Monday, August 15, 2011 6:16 PM "Shawn Pearce" <spearce@xxxxxxxxxxx>
On Mon, Aug 15, 2011 at 07:03, Nguyen Thai Ngoc Duy <pclouds@xxxxxxxxx>
wrote:
On Mon, Aug 15, 2011 at 6:58 AM, Shawn Pearce <spearce@xxxxxxxxxxx>
wrote:
Uhm. That is not a very shallow clone. The clone copied 20234 objects
at 9.15 MiB... so its ~20 MiB lighter than a full clone. But nearly
all of the tags exist, because the clone client is declaring want
lines for them, making the server generate up to 1 commit back from
the wanted tag. I know shallow support is the feature nobody wants to
think about, but this just seems broken to me. Clients performing a
shallow clone shouldn't be asking for tags... but they should be using
the include-tag protocol option so that if they do happen to receive a
tagged commit, the tag object will also be sent.

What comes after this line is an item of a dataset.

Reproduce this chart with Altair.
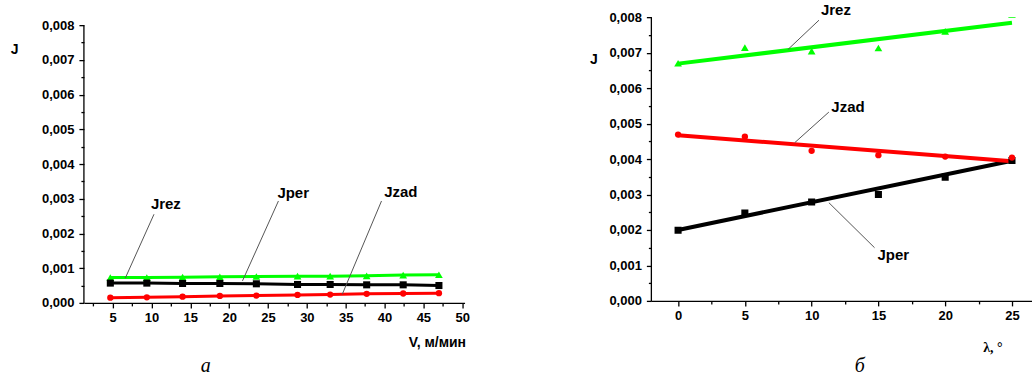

The same would apply if the repo in question has many branches. Should
we fetch only master (or a user-specified set of refs) in shallow
clone?
Yes, I think a user who is making a shallow clone should only get the
HEAD branch to the depth specified, nothing else. If they want
additional branches, they should either pass them on the command line
to a new flag for clone, or modify their fetch configuration
after-the-fact and fetch those separately.
From what I can gather from some users I have talked to, the primary
usage of shallow clone is to try and (sort of) quickly grab a branch,
make a change, and post that change to the maintainers for review and
acceptance. E.g. correcting a spelling typo. Relatively simple changes
that can be built on a specific branch, and don't really require all
of the history.
And if a repository does have more than one branch, but is shallow
cloned at say depth of 1, the user probably doesn't get the merge
bases between them, so the value of the other branches is greatly
reduced. You can't make a merge between these, and a new developer
getting involved in the project cannot see how the branches relate to
each other. So there isn't a lot of value in sucking down those
additional branches during clone.
The shallow clone problem came up a few times recently on StackOverflow. One
usage is to create an orphan branch, but the manual doesn't point the user
to that option. When I first read the man page I expected that any clone
would be from a fixed point in history, rather than a point that may move
(as extra commits are made to the remote). It maybe that what is needed is
an option that will clone from a fixed commit point, so that there is no
confusion as to the 'current depth'.